Scott Hodge, president of the Tax Foundation, said converging events could create the “critical mass” needed to bring about tax reform. “As millions more taxpayers get thrown in the AMT, Congress and the White House are going to have to do something about it,” said Hodge. “It could create a real debate over fundamental tax reform.”

Even if a national retail sales tax is nothing more than a “curiosity,” as Hodge described it, Bush’s willingness to offer at least lip service to the idea underscores a fundamental difference in his and Kerry’s approach to tax policy.

Kerry has said little about broad tax reform, but the core domestic proposals of his campaign make it clear he favors the current progressive tax system, in which the wealthy not only absorb most of the tax burden but also pay a higher percentage of their income as taxes. In fact Kerry would increase the progressive nature of the system by reversing Bush-era tax cuts for the wealthiest 2 percent and using the proceeds to fund new programs including a college tuition tax credit and a plan to make health insurance more affordable.

Bush has made a campaign priority out of retaining the current marginal tax rates and making them permanent. And he has proposed a series of tax changes under the banner of an “ownership society” that would continue a movement away from taxing income derived from investments such as dividends and capital gains.

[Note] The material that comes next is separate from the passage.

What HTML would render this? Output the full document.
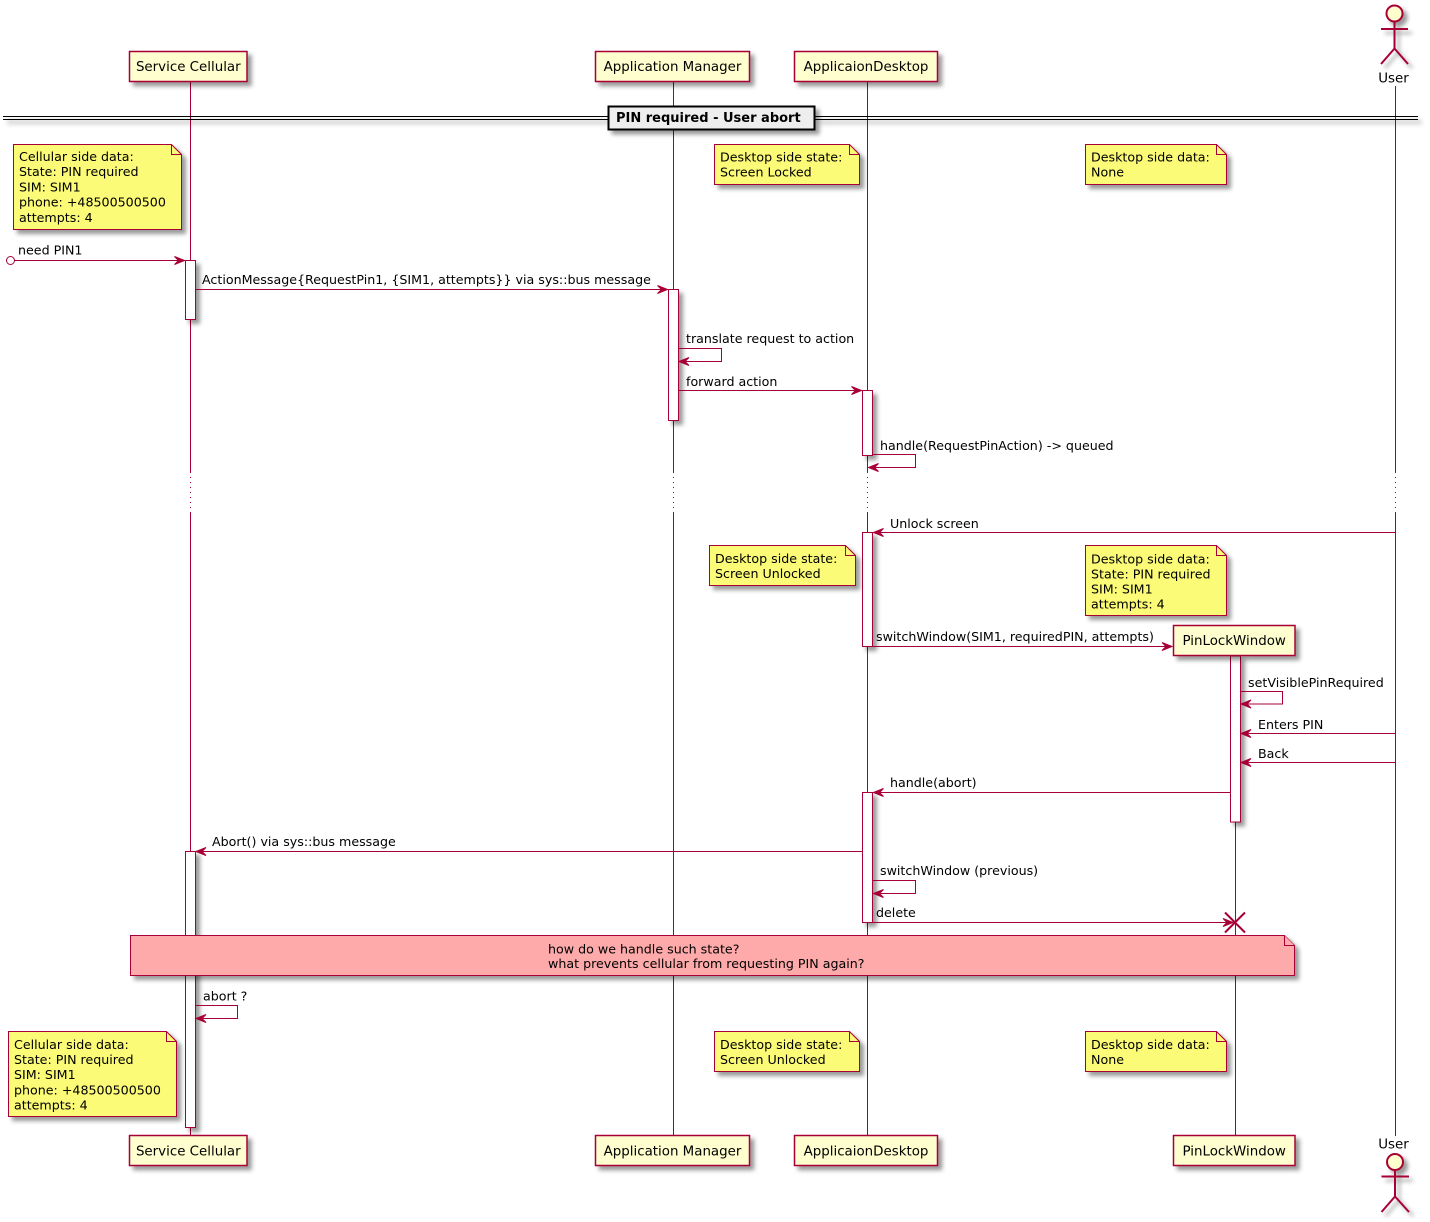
<!DOCTYPE html>
<html><head><meta charset="utf-8">
<style>
html,body{margin:0;padding:0;background:#fff;}
svg{display:block;}
text{font-family:"DejaVu Sans","Liberation Sans",sans-serif;fill:#000;}
.p{font-size:13.4px;}
.m{font-size:12.65px;}
.b{font-size:13px;font-weight:bold;}
</style></head><body>
<svg width="1430" height="1222" viewBox="0 0 1430 1222" xmlns="http://www.w3.org/2000/svg">
<defs>
<filter id="sh" x="-1" y="-1" width="300%" height="300%">
<feGaussianBlur in="SourceAlpha" result="b1" stdDeviation="2"/>
<feColorMatrix in="b1" result="b2" type="matrix" values="0 0 0 0 0 0 0 0 0 0 0 0 0 0 0 0 0 0 .4 0"/>
<feOffset in="b2" result="b3" dx="4" dy="4"/>
<feBlend in="SourceGraphic" in2="b3" mode="normal"/>
</filter>
</defs>
<rect width="1430" height="1222" fill="#fff"/>

<!-- lifelines -->
<g stroke="#A80036" stroke-width="1" fill="none">
<path d="M190.5,82 V472 M190.5,512 V1135"/>
<path d="M673.5,82 V472 M673.5,512 V1135"/>
<path d="M867.5,82 V472 M867.5,512 V1135"/>
<path d="M1395.5,86 V472 M1395.5,512 V1136"/>
<path d="M1235.5,656 V1135"/>
<path d="M190.5,472 V512 M673.5,472 V512 M867.5,472 V512 M1395.5,472 V512" stroke-dasharray="1,4"/>
</g>

<!-- activations -->
<g fill="#fff" stroke="#A80036" stroke-width="1" filter="url(#sh)">
<rect x="185.5" y="260.5" width="10" height="59"/>
<rect x="668.5" y="289.5" width="10" height="131"/>
<rect x="862.5" y="390.5" width="10" height="65"/>
<rect x="862.5" y="532.5" width="10" height="114"/>
<rect x="1230.5" y="656" width="10" height="166"/>
<rect x="862.5" y="792.5" width="10" height="130"/>
<rect x="185.5" y="851.5" width="10" height="276"/>
</g>

<!-- participants -->
<g fill="#FEFECE" stroke="#A80036" stroke-width="1.5" filter="url(#sh)">
<rect x="129.5" y="51.5" width="117.5" height="30"/>
<rect x="595.5" y="51.5" width="154" height="30"/>
<rect x="794.5" y="51.5" width="143" height="30"/>
<rect x="1173.5" y="625.5" width="121.5" height="30"/>
<rect x="129.5" y="1135.5" width="117.5" height="30"/>
<rect x="595.5" y="1135.5" width="154" height="30"/>
<rect x="794.5" y="1135.5" width="143" height="30"/>
<rect x="1173.5" y="1135.5" width="121.5" height="30"/>
</g>
<g text-anchor="middle">
<text class="p" x="188.3" y="71">Service Cellular</text>
<text class="p" x="672.5" y="71">Application Manager</text>
<text class="p" x="866" y="71">ApplicaionDesktop</text>
<text class="p" x="1234.2" y="645">PinLockWindow</text>
<text class="p" x="188.3" y="1155.5">Service Cellular</text>
<text class="p" x="672.5" y="1155.5">Application Manager</text>
<text class="p" x="866" y="1155.5">ApplicaionDesktop</text>
<text class="p" x="1234.2" y="1155.5">PinLockWindow</text>
<text class="p" x="1393.5" y="82.3">User</text>
<text class="p" x="1393.5" y="1148.5">User</text>
</g>

<!-- actors -->
<g stroke="#A80036" stroke-width="2" fill="none" filter="url(#sh)">
<circle cx="1394.5" cy="13.5" r="8" fill="#FEFECE"/>
<path d="M1394.5,21.5 V48.5 M1381,29 H1408 M1394.5,48.5 L1381,64 M1394.5,48.5 L1408,64"/>
<circle cx="1395" cy="1162" r="8" fill="#FEFECE"/>
<path d="M1395,1170 V1196.5 M1381.5,1176.5 H1409 M1395,1196.5 L1381.5,1212 M1395,1196.5 L1409,1212"/>
</g>

<!-- notes -->
<g stroke="#A80036" stroke-width="1" fill="#FBFB77">
<g filter="url(#sh)">
<path d="M13.5,144.5 L13.5,229.5 L181.5,229.5 L181.5,154.5 L171.5,144.5 Z"/>
<path d="M714.5,144.5 L714.5,184.5 L859.5,184.5 L859.5,154.5 L849.5,144.5 Z"/>
<path d="M1085.5,144.5 L1085.5,184.5 L1226.5,184.5 L1226.5,154.5 L1216.5,144.5 Z"/>
<path d="M709.5,545.5 L709.5,585.5 L855.5,585.5 L855.5,555.5 L845.5,545.5 Z"/>
<path d="M1085.5,545.5 L1085.5,615.5 L1226.5,615.5 L1226.5,555.5 L1216.5,545.5 Z"/>
<path d="M8.5,1031.5 L8.5,1116.5 L176.5,1116.5 L176.5,1041.5 L166.5,1031.5 Z"/>
<path d="M714.5,1031.5 L714.5,1071.5 L859.5,1071.5 L859.5,1041.5 L849.5,1031.5 Z"/>
<path d="M1085.5,1031.5 L1085.5,1071.5 L1226.5,1071.5 L1226.5,1041.5 L1216.5,1031.5 Z"/>
<path d="M130.5,935.5 L130.5,975.5 L1294.5,975.5 L1294.5,945.5 L1284.5,935.5 Z" fill="#FFAAAA"/>
</g>
<path d="M171.5,144.5 V154.5 H181.5 M849.5,144.5 V154.5 H859.5 M1216.5,144.5 V154.5 H1226.5 M845.5,545.5 V555.5 H855.5 M1216.5,545.5 V555.5 H1226.5 M166.5,1031.5 V1041.5 H176.5 M849.5,1031.5 V1041.5 H859.5 M1216.5,1031.5 V1041.5 H1226.5" fill="none"/>
<path d="M1284.5,935.5 V945.5 H1294.5" fill="#FFAAAA"/>
</g>
<g>
<text class="m" x="19" y="161">Cellular side data:</text>
<text class="m" x="19" y="176.2">State: PIN required</text>
<text class="m" x="19" y="191.4">SIM: SIM1</text>
<text class="m" x="19" y="206.6">phone: +48500500500</text>
<text class="m" x="19" y="221.8">attempts: 4</text>

<text class="m" x="720" y="161.5">Desktop side state:</text>
<text class="m" x="720" y="176.7">Screen Locked</text>
<text class="m" x="1091" y="161.5">Desktop side data:</text>
<text class="m" x="1091" y="176.7">None</text>

<text class="m" x="715" y="563">Desktop side state:</text>
<text class="m" x="715" y="578">Screen Unlocked</text>
<text class="m" x="1091" y="563.5">Desktop side data:</text>
<text class="m" x="1091" y="578.5">State: PIN required</text>
<text class="m" x="1091" y="593.5">SIM: SIM1</text>
<text class="m" x="1091" y="608.5">attempts: 4</text>

<text class="m" x="548" y="953.5">how do we handle such state?</text>
<text class="m" x="548" y="968">what prevents cellular from requesting PIN again?</text>

<text class="m" x="14" y="1048.8">Cellular side data:</text>
<text class="m" x="14" y="1064">State: PIN required</text>
<text class="m" x="14" y="1079.2">SIM: SIM1</text>
<text class="m" x="14" y="1094.4">phone: +48500500500</text>
<text class="m" x="14" y="1109.6">attempts: 4</text>

<text class="m" x="720" y="1048.8">Desktop side state:</text>
<text class="m" x="720" y="1064">Screen Unlocked</text>
<text class="m" x="1091" y="1048.8">Desktop side data:</text>
<text class="m" x="1091" y="1064">None</text>
</g>

<!-- messages -->
<g stroke="#A80036" stroke-width="1" fill="none">
<circle cx="10.5" cy="260.5" r="4"/>
<path d="M14.5,260.5 H184"/>
<path d="M195.5,289.5 H667"/>
<path d="M678.5,348.5 H721.5 V361.5 H679"/>
<path d="M678.5,390.5 H861.5"/>
<path d="M872.5,454.5 H915.5 V467.5 H868.5"/>
<path d="M1395.5,532.5 H873.5"/>
<path d="M872.5,646.5 H1172"/>
<path d="M1240.5,691.5 H1282.5 V704 H1241"/>
<path d="M1395.5,733.5 H1241"/>
<path d="M1395.5,762.5 H1241"/>
<path d="M1230.5,792.5 H873.5"/>
<path d="M862.5,851.5 H196"/>
<path d="M872.5,880.5 H915.5 V893.5 H873.5"/>
<path d="M872.5,922.5 H1233"/>
<path d="M195.5,1005.5 H237.5 V1018.5 H196"/>
<path d="M1225,912.5 L1245,932.5 M1225,932.5 L1245,912.5" stroke-width="2"/>
</g>
<g fill="#A80036" stroke="#A80036" stroke-width="1">
<polygon points="184.5,260.5 174.5,256.5 178.5,260.5 174.5,264.5"/>
<polygon points="667.5,289.5 657.5,285.5 661.5,289.5 657.5,293.5"/>
<polygon points="861.5,390.5 851.5,386.5 855.5,390.5 851.5,394.5"/>
<polygon points="1172,646.5 1162,642.5 1166,646.5 1162,650.5"/>
<polygon points="1233,922.5 1223,918.5 1227,922.5 1223,926.5"/>
<polygon points="679,361.5 689,357.5 685,361.5 689,365.5"/>
<polygon points="868.5,467.5 878.5,463.5 874.5,467.5 878.5,471.5"/>
<polygon points="873.5,532.5 883.5,528.5 879.5,532.5 883.5,536.5"/>
<polygon points="1241,704 1251,700 1247,704 1251,708"/>
<polygon points="1241,733.5 1251,729.5 1247,733.5 1251,737.5"/>
<polygon points="1241,762.5 1251,758.5 1247,762.5 1251,766.5"/>
<polygon points="873.5,792.5 883.5,788.5 879.5,792.5 883.5,796.5"/>
<polygon points="196,851.5 206,847.5 202,851.5 206,855.5"/>
<polygon points="873.5,893.5 883.5,889.5 879.5,893.5 883.5,897.5"/>
<polygon points="196,1018.5 206,1014.5 202,1018.5 206,1022.5"/>
</g>
<g>
<text class="m" x="18" y="254.5">need PIN1</text>
<text class="m" x="202" y="284">ActionMessage{RequestPin1, {SIM1, attempts}} via sys::bus message</text>
<text class="m" x="686" y="343">translate request to action</text>
<text class="m" x="686" y="386">forward action</text>
<text class="m" x="880" y="450">handle(RequestPinAction) -&gt; queued</text>
<text class="m" x="890" y="528">Unlock screen</text>
<text class="m" x="876" y="641">switchWindow(SIM1, requiredPIN, attempts)</text>
<text class="m" x="1248" y="687">setVisiblePinRequired</text>
<text class="m" x="1258" y="729">Enters PIN</text>
<text class="m" x="1258" y="758">Back</text>
<text class="m" x="890" y="787">handle(abort)</text>
<text class="m" x="212" y="846">Abort() via sys::bus message</text>
<text class="m" x="880" y="875">switchWindow (previous)</text>
<text class="m" x="876" y="917">delete</text>
<text class="m" x="203" y="1000.5">abort ?</text>
</g>

<!-- divider -->
<g filter="url(#sh)">
<path d="M3,116.5 H1418 M3,119.5 H1418" stroke="#000" stroke-width="1" fill="none"/>
<rect x="608.5" y="106.5" width="206" height="23" fill="#EEEEEE" stroke="#000" stroke-width="2"/>
</g>
<text class="b" x="616" y="122">PIN required - User abort</text>
</svg>
</body></html>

The Bush administration efforts have been incremental, but they add up to progress toward a long-cherished dream of some conservative tax activists toward a tax on consumption rather than income. They argue that income taxes are highly inefficient, expensive to collect, and distort economic activity through the many subsidies and exemptions in the massive U.S. tax code. 

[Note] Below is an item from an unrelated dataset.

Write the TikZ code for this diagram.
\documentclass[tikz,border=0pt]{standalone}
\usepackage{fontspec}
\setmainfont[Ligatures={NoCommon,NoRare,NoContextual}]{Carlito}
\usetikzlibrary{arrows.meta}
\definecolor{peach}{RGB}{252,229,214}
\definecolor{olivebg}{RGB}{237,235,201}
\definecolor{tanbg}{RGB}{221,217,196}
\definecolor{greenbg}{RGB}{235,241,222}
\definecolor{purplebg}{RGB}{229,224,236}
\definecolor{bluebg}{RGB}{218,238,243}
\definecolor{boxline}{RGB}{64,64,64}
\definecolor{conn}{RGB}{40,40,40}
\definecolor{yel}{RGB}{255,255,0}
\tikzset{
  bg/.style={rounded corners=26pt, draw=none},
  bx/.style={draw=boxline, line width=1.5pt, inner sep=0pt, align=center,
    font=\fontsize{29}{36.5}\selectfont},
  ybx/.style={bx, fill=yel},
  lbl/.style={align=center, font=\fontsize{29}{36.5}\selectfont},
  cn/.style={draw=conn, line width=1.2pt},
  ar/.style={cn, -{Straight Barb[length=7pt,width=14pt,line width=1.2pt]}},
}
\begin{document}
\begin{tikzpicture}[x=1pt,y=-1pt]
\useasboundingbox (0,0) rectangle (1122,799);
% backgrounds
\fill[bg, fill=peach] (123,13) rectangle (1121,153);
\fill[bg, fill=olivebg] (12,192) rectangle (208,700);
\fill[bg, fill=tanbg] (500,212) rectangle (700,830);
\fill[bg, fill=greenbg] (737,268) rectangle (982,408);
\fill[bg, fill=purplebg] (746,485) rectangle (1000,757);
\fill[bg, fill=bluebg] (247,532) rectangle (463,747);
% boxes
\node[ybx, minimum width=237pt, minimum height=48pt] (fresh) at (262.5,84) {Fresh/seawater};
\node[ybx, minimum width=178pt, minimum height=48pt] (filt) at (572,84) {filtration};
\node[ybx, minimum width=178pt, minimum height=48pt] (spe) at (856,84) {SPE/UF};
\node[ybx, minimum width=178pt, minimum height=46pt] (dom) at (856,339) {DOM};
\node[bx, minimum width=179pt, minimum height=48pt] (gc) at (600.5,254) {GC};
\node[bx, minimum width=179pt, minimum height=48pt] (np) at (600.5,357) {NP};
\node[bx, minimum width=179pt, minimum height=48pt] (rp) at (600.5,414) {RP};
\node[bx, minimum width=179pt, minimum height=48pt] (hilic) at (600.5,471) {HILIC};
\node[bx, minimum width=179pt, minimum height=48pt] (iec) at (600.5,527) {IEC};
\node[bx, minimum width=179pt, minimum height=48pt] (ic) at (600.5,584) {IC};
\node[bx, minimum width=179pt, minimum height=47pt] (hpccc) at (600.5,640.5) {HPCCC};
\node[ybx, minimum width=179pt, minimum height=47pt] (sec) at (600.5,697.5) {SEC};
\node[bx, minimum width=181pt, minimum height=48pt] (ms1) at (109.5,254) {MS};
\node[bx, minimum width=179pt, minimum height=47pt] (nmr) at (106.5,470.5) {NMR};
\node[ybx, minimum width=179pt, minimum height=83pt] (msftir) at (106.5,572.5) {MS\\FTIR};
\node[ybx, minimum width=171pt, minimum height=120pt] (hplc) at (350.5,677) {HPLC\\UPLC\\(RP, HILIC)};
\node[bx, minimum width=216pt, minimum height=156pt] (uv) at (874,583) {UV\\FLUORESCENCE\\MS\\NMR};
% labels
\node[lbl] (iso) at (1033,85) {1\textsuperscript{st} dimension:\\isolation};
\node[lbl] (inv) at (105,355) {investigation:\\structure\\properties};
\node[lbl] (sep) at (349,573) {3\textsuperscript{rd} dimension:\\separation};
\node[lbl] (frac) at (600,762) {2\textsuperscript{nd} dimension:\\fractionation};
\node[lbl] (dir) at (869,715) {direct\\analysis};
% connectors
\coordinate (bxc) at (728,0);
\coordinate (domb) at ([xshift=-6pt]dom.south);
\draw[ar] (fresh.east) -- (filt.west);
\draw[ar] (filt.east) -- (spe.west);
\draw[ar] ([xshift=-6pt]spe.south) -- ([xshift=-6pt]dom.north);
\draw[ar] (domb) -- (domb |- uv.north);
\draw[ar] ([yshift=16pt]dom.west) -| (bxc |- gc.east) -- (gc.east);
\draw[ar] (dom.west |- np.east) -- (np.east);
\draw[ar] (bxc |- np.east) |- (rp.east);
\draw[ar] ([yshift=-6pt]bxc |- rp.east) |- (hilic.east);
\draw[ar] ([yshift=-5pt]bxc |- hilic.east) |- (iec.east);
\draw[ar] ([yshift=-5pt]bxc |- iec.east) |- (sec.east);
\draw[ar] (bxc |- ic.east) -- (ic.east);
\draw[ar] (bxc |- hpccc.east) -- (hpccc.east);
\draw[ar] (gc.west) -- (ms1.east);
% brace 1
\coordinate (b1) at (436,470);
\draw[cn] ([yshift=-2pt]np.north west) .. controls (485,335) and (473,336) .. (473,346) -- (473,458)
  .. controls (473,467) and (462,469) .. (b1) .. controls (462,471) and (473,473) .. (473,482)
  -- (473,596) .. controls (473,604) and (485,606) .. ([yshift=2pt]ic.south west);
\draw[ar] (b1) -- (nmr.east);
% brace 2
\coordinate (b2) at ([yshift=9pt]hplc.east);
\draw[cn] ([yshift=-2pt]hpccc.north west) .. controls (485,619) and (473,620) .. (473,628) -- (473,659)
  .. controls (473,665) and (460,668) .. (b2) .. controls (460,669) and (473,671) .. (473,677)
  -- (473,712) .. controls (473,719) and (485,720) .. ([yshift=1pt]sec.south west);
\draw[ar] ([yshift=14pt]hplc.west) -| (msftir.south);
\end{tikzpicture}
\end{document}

While Bush is happy to bash the tax code in speeches on the campaign stump, he and members of his administration have been careful not to issue an outright endorsement of a sales or consumption tax. They fear, with some justification, that Democrats would attack it as a tax giveaway that favors the economic elite.

In his acceptance speech at the Republican convention Bush complained about the “complicated mess” of the current tax code but he has promised only to appoint a panel that would come up with suggestions for a “simpler, fairer, pro-growth system.” No appointments would be made until after the election.

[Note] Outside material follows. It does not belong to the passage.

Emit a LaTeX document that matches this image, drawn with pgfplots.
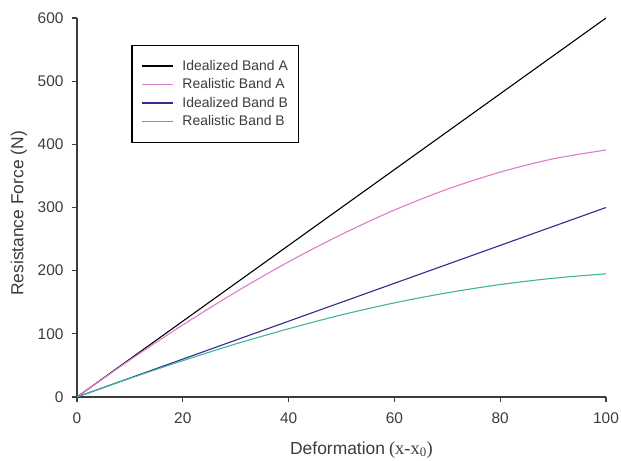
\documentclass[border=0pt]{standalone}
\usepackage{pgfplots}
\pgfplotsset{compat=1.18}
\usepackage{fontspec}
\setmainfont{Liberation Sans}
\newfontfamily\serifpart{Liberation Serif}

\definecolor{realA}{RGB}{222,125,200}
\definecolor{idealB}{RGB}{45,45,140}
\definecolor{tealB}{RGB}{65,180,155}
\definecolor{axisgray}{RGB}{60,60,60}

\begin{document}
\begin{tikzpicture}[x=1bp,y=1bp]
  \useasboundingbox (-77,-64) rectangle (544,397);
  \begin{axis}[
    at={(0,0)}, anchor=south west,
    scale only axis,
    width=529bp, height=379bp,
    xmin=0, xmax=100,
    ymin=0, ymax=600,
    axis lines=left,
    axis line style={-, line width=1.4bp, axisgray},
    tick align=outside,
    major tick length=5bp,
    tick style={axisgray, line width=1.2bp},
    xtick={0,20,...,100},
    ytick={0,100,...,600},
    ticklabel style={font=\fontsize{15.5}{16}\selectfont, text=axisgray},
    xticklabel style={yshift=-7bp},
    yticklabel style={xshift=-5bp},
    /pgf/number format/assume math mode=true,
    xlabel={Deformation\hspace{4bp}{\serifpart\fontsize{18.5}{19}\selectfont(x-x\textsubscript{0})}},
    ylabel={Resistance Force (N)},
    label style={font=\fontsize{17.5}{18}\selectfont, text=axisgray},
    xlabel style={yshift=-11bp, xshift=20bp},
    ylabel style={yshift=4bp, xshift=-6bp},
    legend style={at={(axis cs:10.3,558)}, anchor=north west,
      draw=black, line width=1.2bp,
      font=\fontsize{14}{15}\selectfont,
      inner xsep=9bp, inner ysep=13bp,
      row sep=3bp, column sep=7bp},
    legend cell align=left,
    legend image post style={xscale=1.82, line width=1.4bp},
  ]
    \addplot[color=black, line width=1.1bp] coordinates {(0,0) (100,600)};
    \addlegendentry{\textcolor{axisgray}{Idealized Band A}}
    \addplot[color=realA, line width=1.1bp, smooth] coordinates {
      (0,0) (10,58.6) (20,114.1) (30,166.1) (40,214) (50,257.4)
      (60,296) (70,329) (80,356) (90,377) (100,391)};
    \addlegendentry{\textcolor{axisgray}{Realistic Band A}}
    \addplot[color=idealB, line width=1.1bp] coordinates {(0,0) (100,300)};
    \addlegendentry{\textcolor{axisgray}{Idealized Band B}}
    \addplot[color=tealB, line width=1.1bp, smooth] coordinates {
      (0,0) (10,29.5) (20,57.5) (30,84) (40,108) (50,130)
      (60,149) (70,165) (80,178) (90,188) (100,195)};
    \addlegendentry{\textcolor{axisgray}{Realistic Band B}\rule[-16bp]{0pt}{1bp}}
  \end{axis}
\end{tikzpicture}
\end{document}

For his part Kerry also would seek expert help on the issue of tax simplification, according to campaign officials. Kerry has spelled out proposals to make substantial changes in the nation’s corporate tax structure but has not made any specific proposals on individual taxes beyond raising the top rate for the wealthiest earners.

A recent article in The New Yorker magazine described how Bush has taken a “stealthy approach” to tax reform, moving step by step toward a flattened tax structure, the antithesis of the progressive system favored by Kerry and most Democrats.

Conservative economists say there is nothing secretive about the Bush administration approach.

“These have been major fights,” said Dan Mitchell, senior economist at the Heritage Foundation. “There is no ambiguity about what Bush has been trying to do.”

He and other policy analysts say Bush has been moving haltingly in the direction of a flat tax, which is often described as equivalent to a consumption tax because it excludes individual dividend and capital gain income.

“It is safe to say there will be some continued movement toward a flat tax in a second Bush term,” he said. “It might be incremental, it might be a big jump. Will it be a pure flat tax? No, because politically that’s too difficult.”

But he and other conservatives are skeptical about Bush’s plans for broad tax reform. Chris Edwards, director of fiscal policy studies at the libertarian Cato Institute noted that the federal tax code is now 60,000 pages long, up from 40,000 when Republicans took control of Congress a decade ago.

“In the mid-1980s (former Ways and Means Chairman Bill) Archer could complain the tax code mess was the Democrats’ fault,” he said. “The problem now is that the Republicans themselves have spent the past decade putting a lot of loopholes in the tax code — like the child tax credit. So it does make it a more difficult environment.”